Leave out the pictures and retype only the lines from the opening line to the line that holds "(0,0) rectangle (1018,640);", both ends included.

------------------------------------------------------------------------

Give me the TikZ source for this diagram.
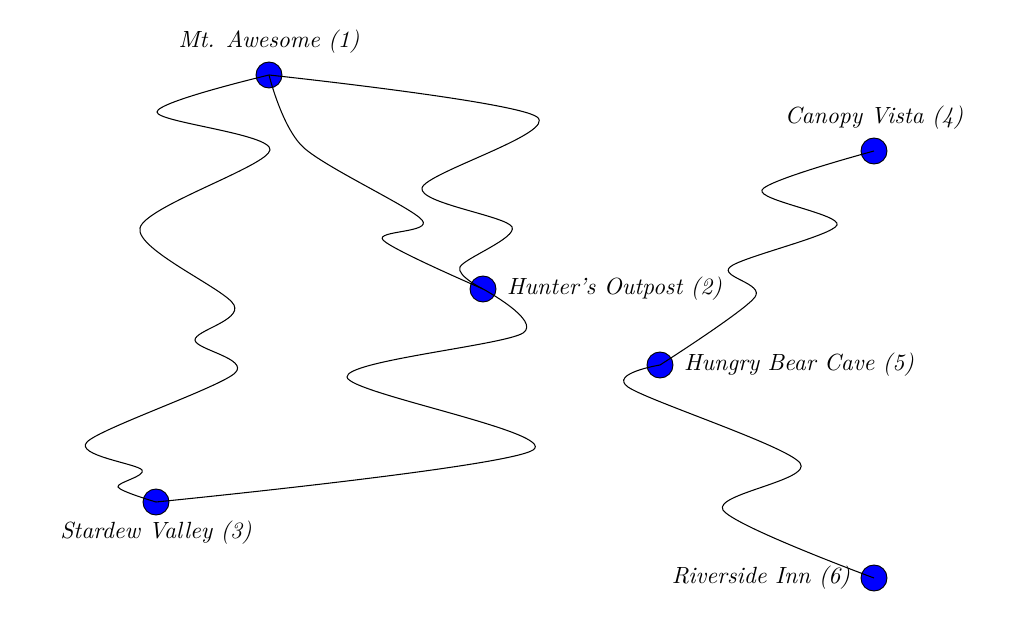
\documentclass[tikz,border=0pt]{standalone}
\begin{document}
\begin{tikzpicture}[x=0.015cm,y=-0.015cm,
	place/.style={circle, draw=black, fill=blue, minimum size=0.39cm, inner sep=0pt},
	trail/.style={black, line width=0.45pt}]
	
	\useasboundingbox (0,0) rectangle (1018,640);
	
	\node[place, label={[label distance=0pt]above:\textit{Mt. Awesome (1)}}] (awesome) at (269,75) {};
	\node[place, label={[label distance=1pt]right:\textit{Hunter's Outpost (2)}}] (hunter) at (483,289) {};
	\node[place, label={[label distance=-1pt]below:\textit{Stardew Valley (3)}}] (stardew) at (156,502) {};
	\node[place, label={[label distance=0pt]above:\textit{Canopy Vista (4)}}] (canopy) at (874,151) {};
	\node[place, label={[label distance=1pt]right:\textit{Hungry Bear Cave (5)}}] (bear) at (660,365) {};
	\node[place, label={[label distance=1pt]left:\textit{Riverside Inn (6)}}] (inn) at (874,578) {};
	
	\draw[trail] plot[smooth, tension=0.5] coordinates {(awesome.center) (157,112) (270,150) (140,228) (234,305) (195,340) (235,373) (87,442) (142,470) (118,487) (stardew.center)};
	\draw[trail] plot[smooth, tension=0.5] coordinates {(awesome.center) (303,147) (422,220) (383,240) (hunter.center)};
	\draw[trail] plot[smooth, tension=0.5] coordinates {(awesome.center) (537,117) (422,188) (512,227) (460,267) (hunter.center)};
	\draw[trail] plot[smooth, tension=0.5] coordinates {(hunter.center) (523,333) (347,377) (533,450) (stardew.center)};
	
	\draw[trail] plot[smooth, tension=0.5] coordinates {(canopy.center) (762,190) (837,225) (730,267) (755,297) (bear.center)};
	\draw[trail] plot[smooth, tension=0.5] coordinates {(bear.center) (628,387) (800,463) (723,510) (inn.center)};
	
\end{tikzpicture}
\end{document}
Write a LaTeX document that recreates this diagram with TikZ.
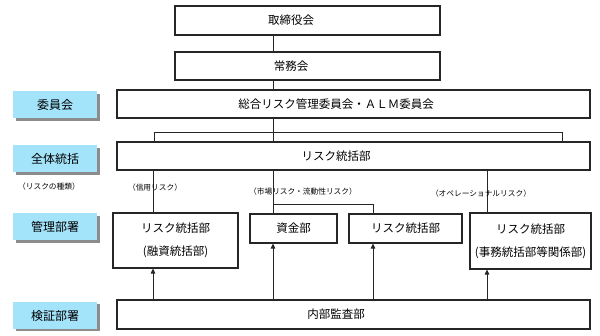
\documentclass[tikz,border=0pt]{standalone}
\usepackage{fontspec}
\setmainfont{Noto Sans CJK JP}
\usetikzlibrary{arrows.meta,positioning,shadows}
\definecolor{tierblue}{HTML}{A3E4FB}
\definecolor{boxline}{HTML}{262626}
\definecolor{shadowgray}{HTML}{8C8C8C}

\begin{document}
\begin{tikzpicture}[
    x=1pt, y=-1pt,
    font=\fontsize{11.5}{13}\selectfont,
    orgbox/.style={draw=boxline, line width=1.1pt, inner sep=0pt, align=center},
    tierlabel/.style={fill=tierblue, minimum width=84pt, minimum height=27pt, inner sep=0pt,
        font=\fontsize{12}{14}\selectfont,
        drop shadow={shadow xshift=2.5pt, shadow yshift=-2.5pt, fill=shadowgray, opacity=1}},
    risklabel/.style={font=\fontsize{7.7}{9}\selectfont, inner sep=0pt},
    link/.style={draw=boxline, line width=0.9pt},
    auditarrow/.style={draw=boxline, line width=0.9pt, -{Triangle[length=5pt, width=4.5pt]}},
]

\useasboundingbox (0,0) rectangle (600,336);

% ============================================================
% TIER LABELS (left column)
% ============================================================
\node[tierlabel] (tcommittee) at (55,105) {委員会};
\node[tierlabel] (toverall) at (55,159) {全体統括};
\node[risklabel] (kinds) at (49,187) {（リスクの種類）};
\node[tierlabel] (tmanage) at (55,227) {管理部署};
\node[tierlabel] (taudit) at (55,315.5) {検証部署};

% ============================================================
% ORGANISATION BOXES
% ============================================================
% wide boxes: text sits left of the box centre
\node[orgbox, minimum width=265pt, minimum height=29pt] (board) at (307.5,20.5) {};
\node (boardtxt) at (291,20.5) {取締役会};
\node[orgbox, minimum width=265pt, minimum height=28pt] (exec) at (307.5,66) {};
\node (exectxt) at (291,66) {常務会};
\node[orgbox, minimum width=473pt, minimum height=28pt] (committee) at (353.5,104) {};
\node (committeetxt) at (336,104) {総合リスク管理委員会・ＡＬＭ委員会};
\node[orgbox, minimum width=473pt, minimum height=28pt] (riskall) at (353.5,156) {};
\node (riskalltxt) at (336,156) {リスク統括部};

\node[orgbox, minimum width=125pt, minimum height=55pt] (loan) at (175.5,240.5) {リスク統括部\\[10pt](融資統括部)};
\node[orgbox, minimum width=87pt, minimum height=29pt] (funds) at (293.5,228.5) {資金部};
\node[orgbox, minimum width=113pt, minimum height=29pt] (mrisk) at (405.5,228.5) {リスク統括部};
\node[orgbox, minimum width=121pt, minimum height=56pt] (oprisk) at (530.5,241) {リスク統括部\\[10pt](事務統括部等関係部)};

\node[orgbox, minimum width=473pt, minimum height=29pt] (audit) at (353.5,314.5) {};
\node (audittxt) at (336,314.5) {内部監査部};

% ============================================================
% REPORTING LINES
% ============================================================
\coordinate (spine) at (273,0);
\coordinate (credit) at (153,0);
\coordinate (mdrop) at (373,0);
\coordinate (operation) at (487,0);
\coordinate (bl) at (154,132);
\coordinate (br) at (562,132);
\coordinate (fork) at (273,204);

\draw[link] (board.south -| spine) -- (exec.north -| spine);
\draw[link] (exec.south -| spine) -- (committee.north -| spine);
\draw[link] (committee.south -| spine) -- (riskall.north -| spine);
\draw[link] (riskall.north -| bl) |- (br) -- (riskall.north -| br);

\draw[link] (riskall.south -| credit) -- (loan.north -| credit);
\draw[link] (riskall.south -| spine) -- (funds.north -| spine);
\draw[link] (fork) -| (mrisk.north -| mdrop);
\draw[link] (riskall.south -| operation) -- (oprisk.north -| operation);

% Risk types
\node[risklabel] (credlbl) at (155,188) {（信用リスク）};
\node[risklabel] (mktlbl) at (303,192) {（市場リスク・流動性リスク）};
\node[risklabel] (oplbl) at (481,194) {（オペレーショナルリスク）};

% ============================================================
% AUDIT ARROWS
% ============================================================
\draw[auditarrow] (audit.north -| credit) -- (loan.south -| credit);
\draw[auditarrow] (audit.north -| spine) -- (funds.south -| spine);
\draw[auditarrow] (audit.north -| mdrop) -- (mrisk.south -| mdrop);
\draw[auditarrow] (audit.north -| operation) -- (oprisk.south -| operation);

\end{tikzpicture}
\end{document}
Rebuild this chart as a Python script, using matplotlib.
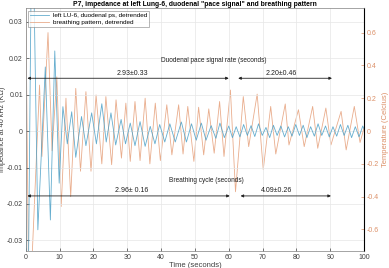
import numpy as np
import matplotlib
matplotlib.use('Agg')
import matplotlib.pyplot as plt

plt.rcParams['font.family'] = ['Liberation Sans', 'DejaVu Sans']

# ---- data ----
# impedance (left axis), alternating extrema in time order
imp_t = [0.0, 0.6, 1.9, 3.6, 5.8, 7.3, 8.6, 9.9, 11.0, 12.3, 13.6, 14.8, 16.5, 17.8,
         19.5, 20.9, 22.5, 23.8, 25.2, 26.6, 28.2, 29.5, 30.9, 32.3, 33.8, 35.3, 36.8,
         38.2, 39.6, 41.1, 42.6, 44.2, 46.0, 47.5, 49.0, 50.4, 51.9, 53.3, 54.8, 56.2,
         57.4, 58.7, 60.0, 61.1, 62.2, 63.3, 64.4, 65.5, 66.6, 67.7, 68.8, 69.9, 71.0,
         72.1, 73.2, 74.3, 75.4, 76.5, 77.6, 78.7, 79.8, 80.9, 82.0, 83.1, 84.2, 85.3,
         86.4, 87.5, 88.6, 89.7, 90.8, 91.9, 93.0, 94.1, 95.2, 96.3, 97.4, 98.5, 99.6, 100.0]
imp_v = [-0.02, -0.06, 0.07, -0.0271, 0.0176, -0.0244, 0.022, -0.0143, 0.0067, -0.0035,
         0.0053, -0.0072, 0.004, -0.004, 0.005, -0.0035, 0.0075, -0.003, 0.005, -0.0038,
         0.0032, -0.0035, 0.0022, -0.004, 0.0026, -0.0042, 0.0013, -0.0035, 0.0018, -0.003,
         0.002, -0.003, 0.0025, -0.003, 0.002, -0.0025, 0.0022, -0.0025, 0.0015, -0.002,
         0.0022, -0.0018, 0.0014, -0.0018, 0.0012, -0.0016, 0.0018, -0.0012, 0.0015, -0.0015,
         0.002, -0.0012, 0.001, -0.0018, 0.0016, -0.0012, 0.0014, -0.0016, 0.0012, -0.0014,
         0.0018, -0.0012, 0.0016, -0.0018, 0.0012, -0.0014, 0.002, -0.0012, 0.0014, -0.0016,
         0.0012, -0.0014, 0.0018, -0.0012, 0.0016, -0.0018, 0.0012, -0.0016, 0.0014, 0.0005]

# breathing pattern (right axis), alternating extrema in time order
br_t = [0.0, 1.0, 4.1, 4.8, 6.6, 7.8, 9.2, 10.5, 11.9, 13.3, 14.8, 16.2, 17.8, 19.3,
        20.8, 22.5, 23.7, 25.4, 26.7, 28.3, 29.6, 30.9, 32.3, 33.8, 35.3, 36.7, 38.3,
        39.8, 41.7, 43.2, 45.2, 46.5, 47.9, 49.7, 51.1, 52.6, 54.1, 55.7, 57.3, 58.6,
        60.5, 62.0, 64.3, 65.9, 68.4, 70.2, 72.4, 73.9, 76.7, 77.8, 80.6, 82.3, 84.8,
        86.3, 88.7, 90.2, 93.2, 94.7, 97.1, 98.8, 100.0]
br_v = [0.85, -1.2, 0.28, -0.155, 0.60, -0.12, 0.33, -0.46, 0.20, -0.40, 0.26, -0.245,
        0.24, -0.245, 0.22, -0.20, 0.21, -0.205, 0.19, -0.165, 0.17, -0.185, 0.18, -0.18,
        0.20, -0.20, 0.17, -0.18, 0.16, -0.145, 0.16, -0.14, 0.15, -0.185, 0.145, -0.145,
        0.135, -0.135, 0.18, -0.155, 0.25, -0.37, 0.21, -0.095, 0.225, -0.235, 0.15, -0.14,
        0.165, -0.085, 0.13, -0.095, 0.15, -0.105, 0.14, -0.085, 0.12, -0.115, 0.15, -0.07,
        0.02]

pace_txt = ['2.93\u00b10.33', '2.20\u00b10.46']
breath_txt = ['2.96\u00b1 0.16', '4.09\u00b10.26']
pace_spans = [(0.5, 60.0), (62.8, 90.5)]
breath_spans = [(0.5, 60.3), (63.5, 90.2)]

BLUE = '#4a9fc6'
ORANGE = '#e08a5c'
ORANGE_TXT = '#dc9068'
GRAY = '#404040'
INK = '#202020'

fig = plt.figure(figsize=(3.89, 2.68), dpi=100)
ax = fig.add_axes([0.066, 0.0623, 0.870, 0.9067])
ax2 = ax.twinx()

l1, = ax.plot(imp_t, imp_v, color=BLUE, lw=0.6, alpha=0.85)
l2, = ax2.plot(br_t, br_v, color=ORANGE, lw=0.6, alpha=0.7)

ax.set_xlim(0, 100)
ax.set_ylim(-0.0330, 0.0337)
ax2.set_ylim(-0.733, 0.748)

ax.set_xticks(np.arange(0, 101, 10))
ax.set_yticks([-0.03, -0.02, -0.01, 0, 0.01, 0.02, 0.03])
ax.set_yticklabels(['-0.03', '-0.02', '-0.01', '0', '0.01', '0.02', '0.03'])
ax2.set_yticks([-0.6, -0.4, -0.2, 0, 0.2, 0.4, 0.6])
ax2.set_yticklabels(['-0.6', '-0.4', '-0.2', '0', '0.2', '0.4', '0.6'])

ax.grid(True, color='#e6e6e6', lw=0.5)
ax.set_axisbelow(True)
ax.tick_params(direction='in', labelsize=5, length=2, width=0.5, colors=GRAY, pad=2)
ax2.tick_params(direction='in', labelsize=5, length=2, width=0.5, colors=ORANGE_TXT, pad=2)
for s in ['left', 'top', 'bottom']:
    ax.spines[s].set_color('#808080')
    ax.spines[s].set_linewidth(0.5)
ax2.spines['right'].set_color(ORANGE_TXT)
ax2.spines['right'].set_linewidth(0.5)
for s in ['left', 'top', 'bottom']:
    ax2.spines[s].set_visible(False)

ax.set_xlabel('Time (seconds)', fontsize=5.5, color=GRAY, labelpad=1)
ax.set_ylabel('Impedance at 40 kHz (K\u03a9)', fontsize=5.2, color=GRAY)
ax.yaxis.set_label_coords(-0.058, 0.5)
ax2.set_ylabel('Temperature (Celcius)', fontsize=5.5, color=ORANGE_TXT, labelpad=2)
ax.set_title('P7, impedance at left Lung-6, duodenal "pace signal" and breathing pattern',
             fontsize=4.9, fontweight='bold', pad=2)

# arrows and annotations (left axis units)
y_pace, y_breath = 0.0145, -0.0178
for (a, b) in pace_spans:
    ax.annotate('', xy=(b, y_pace), xytext=(a, y_pace),
                arrowprops=dict(arrowstyle='<|-|>', color=INK, lw=0.6,
                                mutation_scale=4, shrinkA=0, shrinkB=0))
for (a, b) in breath_spans:
    ax.annotate('', xy=(b, y_breath), xytext=(a, y_breath),
                arrowprops=dict(arrowstyle='<|-|>', color=INK, lw=0.6,
                                mutation_scale=4, shrinkA=0, shrinkB=0))
ax.text(31.4, 0.0159, pace_txt[0], fontsize=5, ha='center', va='center', color=INK)
ax.text(75.5, 0.0159, pace_txt[1], fontsize=5, ha='center', va='center', color=INK)
ax.text(55.5, 0.0195, 'Duodenal pace signal rate (seconds)', fontsize=4.7, ha='center',
        va='center', color=INK)
ax.text(31.4, -0.0163, breath_txt[0], fontsize=5, ha='center', va='center', color=INK)
ax.text(74.0, -0.0163, breath_txt[1], fontsize=5, ha='center', va='center', color=INK)
ax.text(53.4, -0.0137, 'Breathing cycle (seconds)', fontsize=4.7, ha='center',
        va='center', color=INK)

leg = ax.legend([l1, l2], ['left LU-6, duodenal ps, detrended', 'breathing pattern, detrended'],
                loc='upper left', fontsize=4.6, frameon=True, fancybox=False,
                borderpad=0.3, handlelength=3, handletextpad=0.5, labelspacing=0.2,
                borderaxespad=0.4)
leg.get_frame().set_linewidth(0.5)
leg.get_frame().set_edgecolor('#808080')
leg.set_zorder(10)
ax.set_zorder(ax2.get_zorder() + 1)
ax.patch.set_visible(False)

fig.savefig('out.png', dpi=100)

------------------------------------------------------------------------

▶ [RESULT OF THE TASK]:
Give me the TikZ source for this diagram.
\documentclass[tikz,border=0pt]{standalone}
\begin{document}
\begin{tikzpicture}[x=0.015cm,y=-0.015cm,
	place/.style={circle, draw=black, fill=blue, minimum size=0.39cm, inner sep=0pt},
	trail/.style={black, line width=0.45pt}]
	
	\useasboundingbox (0,0) rectangle (1018,640);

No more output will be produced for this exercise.